Pictures in the entries below are to be left out; otherwise, reproduce exactly the lines from the first through the line containing "($(time.east)+(10,0)$) -- (tend);".

•••

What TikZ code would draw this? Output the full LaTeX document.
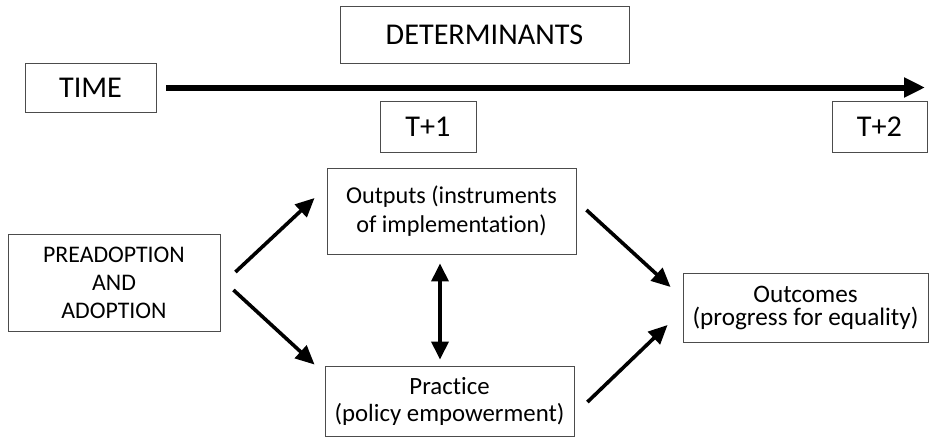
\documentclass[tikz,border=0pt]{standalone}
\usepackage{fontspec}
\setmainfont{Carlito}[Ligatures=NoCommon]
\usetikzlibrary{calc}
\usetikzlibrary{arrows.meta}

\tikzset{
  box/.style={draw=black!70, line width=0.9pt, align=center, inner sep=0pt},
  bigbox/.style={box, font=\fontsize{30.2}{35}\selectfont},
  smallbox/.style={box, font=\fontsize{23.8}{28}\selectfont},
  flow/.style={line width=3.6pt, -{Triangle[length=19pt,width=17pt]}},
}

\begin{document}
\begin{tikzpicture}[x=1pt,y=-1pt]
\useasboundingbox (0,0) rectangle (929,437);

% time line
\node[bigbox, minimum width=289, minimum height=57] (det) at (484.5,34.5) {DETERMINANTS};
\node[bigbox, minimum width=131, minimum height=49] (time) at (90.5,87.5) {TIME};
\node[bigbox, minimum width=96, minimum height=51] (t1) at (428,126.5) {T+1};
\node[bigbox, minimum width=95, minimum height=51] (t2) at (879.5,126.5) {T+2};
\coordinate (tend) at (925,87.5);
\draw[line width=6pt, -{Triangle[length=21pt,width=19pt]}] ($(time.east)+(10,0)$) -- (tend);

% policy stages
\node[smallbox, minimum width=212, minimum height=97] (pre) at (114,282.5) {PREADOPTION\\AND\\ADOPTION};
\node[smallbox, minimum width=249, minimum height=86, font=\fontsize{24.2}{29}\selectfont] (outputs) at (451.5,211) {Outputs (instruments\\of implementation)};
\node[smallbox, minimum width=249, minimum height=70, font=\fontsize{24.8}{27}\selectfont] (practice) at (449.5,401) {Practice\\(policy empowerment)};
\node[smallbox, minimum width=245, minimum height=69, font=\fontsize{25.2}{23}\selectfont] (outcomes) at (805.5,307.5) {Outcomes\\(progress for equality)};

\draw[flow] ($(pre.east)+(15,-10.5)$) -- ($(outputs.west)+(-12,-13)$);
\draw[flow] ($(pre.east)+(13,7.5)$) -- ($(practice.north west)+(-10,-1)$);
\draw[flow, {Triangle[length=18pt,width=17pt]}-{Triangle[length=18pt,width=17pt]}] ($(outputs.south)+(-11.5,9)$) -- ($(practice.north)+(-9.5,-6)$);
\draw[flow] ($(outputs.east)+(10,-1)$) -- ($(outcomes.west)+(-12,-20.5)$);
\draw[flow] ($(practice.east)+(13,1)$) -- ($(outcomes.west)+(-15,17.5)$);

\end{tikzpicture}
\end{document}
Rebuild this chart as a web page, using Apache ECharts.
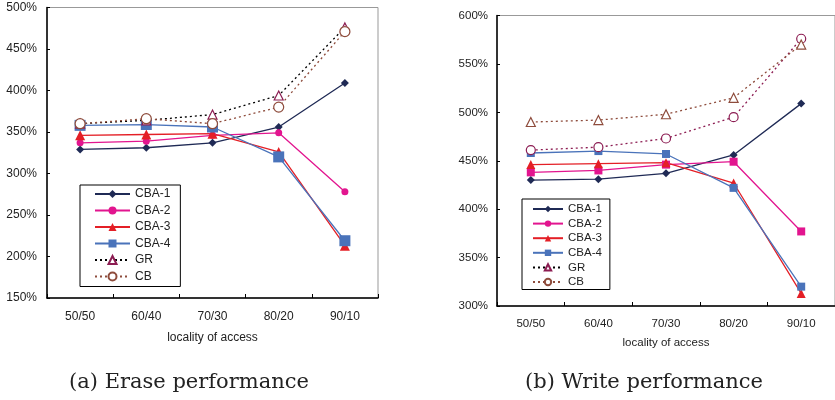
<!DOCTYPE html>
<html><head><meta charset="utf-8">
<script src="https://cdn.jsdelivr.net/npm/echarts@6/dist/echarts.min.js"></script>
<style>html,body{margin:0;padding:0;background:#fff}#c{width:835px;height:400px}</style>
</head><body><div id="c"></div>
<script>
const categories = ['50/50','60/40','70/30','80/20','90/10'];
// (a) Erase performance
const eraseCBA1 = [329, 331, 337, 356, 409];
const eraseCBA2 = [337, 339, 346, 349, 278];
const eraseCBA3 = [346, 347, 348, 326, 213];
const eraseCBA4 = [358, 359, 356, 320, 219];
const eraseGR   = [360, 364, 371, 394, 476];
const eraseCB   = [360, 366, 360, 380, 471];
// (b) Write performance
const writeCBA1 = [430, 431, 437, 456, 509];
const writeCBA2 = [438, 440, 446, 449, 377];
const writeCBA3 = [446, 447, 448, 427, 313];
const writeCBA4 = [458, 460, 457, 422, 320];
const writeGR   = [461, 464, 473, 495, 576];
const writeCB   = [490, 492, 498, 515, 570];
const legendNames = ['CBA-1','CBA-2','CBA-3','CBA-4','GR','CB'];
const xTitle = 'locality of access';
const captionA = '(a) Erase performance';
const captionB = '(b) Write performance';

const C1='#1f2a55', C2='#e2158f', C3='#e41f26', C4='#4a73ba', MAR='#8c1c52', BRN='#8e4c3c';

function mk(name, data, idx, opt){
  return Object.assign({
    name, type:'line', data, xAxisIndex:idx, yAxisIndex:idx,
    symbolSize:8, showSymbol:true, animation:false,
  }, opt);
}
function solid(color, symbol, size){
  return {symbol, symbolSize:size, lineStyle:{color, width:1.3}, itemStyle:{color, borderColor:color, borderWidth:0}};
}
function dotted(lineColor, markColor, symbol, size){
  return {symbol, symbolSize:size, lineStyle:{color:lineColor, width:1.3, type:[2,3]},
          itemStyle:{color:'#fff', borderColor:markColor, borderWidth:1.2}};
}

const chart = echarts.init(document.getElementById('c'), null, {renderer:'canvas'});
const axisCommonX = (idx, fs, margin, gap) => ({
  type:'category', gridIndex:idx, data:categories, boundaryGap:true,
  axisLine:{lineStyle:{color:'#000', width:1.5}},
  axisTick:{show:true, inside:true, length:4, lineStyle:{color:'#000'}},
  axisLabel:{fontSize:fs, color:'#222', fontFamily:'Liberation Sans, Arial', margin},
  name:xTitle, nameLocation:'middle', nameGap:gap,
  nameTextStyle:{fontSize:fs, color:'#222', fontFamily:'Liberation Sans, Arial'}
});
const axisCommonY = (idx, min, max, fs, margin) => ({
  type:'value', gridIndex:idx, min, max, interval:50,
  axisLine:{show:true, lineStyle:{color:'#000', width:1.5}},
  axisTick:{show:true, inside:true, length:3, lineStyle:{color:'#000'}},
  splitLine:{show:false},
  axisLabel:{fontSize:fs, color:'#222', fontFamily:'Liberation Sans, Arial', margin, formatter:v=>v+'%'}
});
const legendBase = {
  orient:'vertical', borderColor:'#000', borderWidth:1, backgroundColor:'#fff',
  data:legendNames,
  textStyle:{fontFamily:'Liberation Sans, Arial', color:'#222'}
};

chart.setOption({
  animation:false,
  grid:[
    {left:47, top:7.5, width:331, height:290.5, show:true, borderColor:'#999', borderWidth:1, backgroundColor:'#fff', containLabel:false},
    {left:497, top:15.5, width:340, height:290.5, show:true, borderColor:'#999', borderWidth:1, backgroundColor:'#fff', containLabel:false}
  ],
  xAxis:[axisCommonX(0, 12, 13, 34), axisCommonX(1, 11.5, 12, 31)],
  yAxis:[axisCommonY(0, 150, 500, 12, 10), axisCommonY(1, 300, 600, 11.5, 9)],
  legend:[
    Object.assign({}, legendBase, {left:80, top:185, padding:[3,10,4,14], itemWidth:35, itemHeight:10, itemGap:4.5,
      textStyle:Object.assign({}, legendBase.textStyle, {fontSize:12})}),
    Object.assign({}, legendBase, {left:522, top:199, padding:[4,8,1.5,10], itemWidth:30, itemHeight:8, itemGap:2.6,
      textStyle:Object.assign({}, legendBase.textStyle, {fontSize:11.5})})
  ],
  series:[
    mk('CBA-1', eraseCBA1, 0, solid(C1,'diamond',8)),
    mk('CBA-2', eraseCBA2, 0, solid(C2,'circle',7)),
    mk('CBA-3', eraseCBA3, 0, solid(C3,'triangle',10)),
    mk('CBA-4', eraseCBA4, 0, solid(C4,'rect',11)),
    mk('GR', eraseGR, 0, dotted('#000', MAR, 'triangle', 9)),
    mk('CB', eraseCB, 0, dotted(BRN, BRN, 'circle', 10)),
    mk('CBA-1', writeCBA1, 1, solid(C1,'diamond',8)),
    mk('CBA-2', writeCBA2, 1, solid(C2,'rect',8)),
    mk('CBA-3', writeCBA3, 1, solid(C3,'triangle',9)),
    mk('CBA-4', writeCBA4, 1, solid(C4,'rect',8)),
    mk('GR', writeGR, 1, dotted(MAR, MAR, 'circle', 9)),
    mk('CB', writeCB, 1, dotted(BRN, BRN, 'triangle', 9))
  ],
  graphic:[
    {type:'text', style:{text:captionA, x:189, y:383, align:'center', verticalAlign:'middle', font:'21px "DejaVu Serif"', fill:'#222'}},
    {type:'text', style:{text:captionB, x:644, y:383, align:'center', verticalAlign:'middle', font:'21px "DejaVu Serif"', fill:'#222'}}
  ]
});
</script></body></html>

•••

Expected answer:
What TikZ code would draw this? Output the full LaTeX document.
\documentclass[tikz,border=0pt]{standalone}
\usepackage{fontspec}
\setmainfont{Carlito}[Ligatures=NoCommon]
\usetikzlibrary{calc}
\usetikzlibrary{arrows.meta}

\tikzset{
  box/.style={draw=black!70, line width=0.9pt, align=center, inner sep=0pt},
  bigbox/.style={box, font=\fontsize{30.2}{35}\selectfont},
  smallbox/.style={box, font=\fontsize{23.8}{28}\selectfont},
  flow/.style={line width=3.6pt, -{Triangle[length=19pt,width=17pt]}},
}

\begin{document}
\begin{tikzpicture}[x=1pt,y=-1pt]
\useasboundingbox (0,0) rectangle (929,437);

% time line
\node[bigbox, minimum width=289, minimum height=57] (det) at (484.5,34.5) {DETERMINANTS};
\node[bigbox, minimum width=131, minimum height=49] (time) at (90.5,87.5) {TIME};
\node[bigbox, minimum width=96, minimum height=51] (t1) at (428,126.5) {T+1};
\node[bigbox, minimum width=95, minimum height=51] (t2) at (879.5,126.5) {T+2};
\coordinate (tend) at (925,87.5);
\draw[line width=6pt, -{Triangle[length=21pt,width=19pt]}] ($(time.east)+(10,0)$) -- (tend);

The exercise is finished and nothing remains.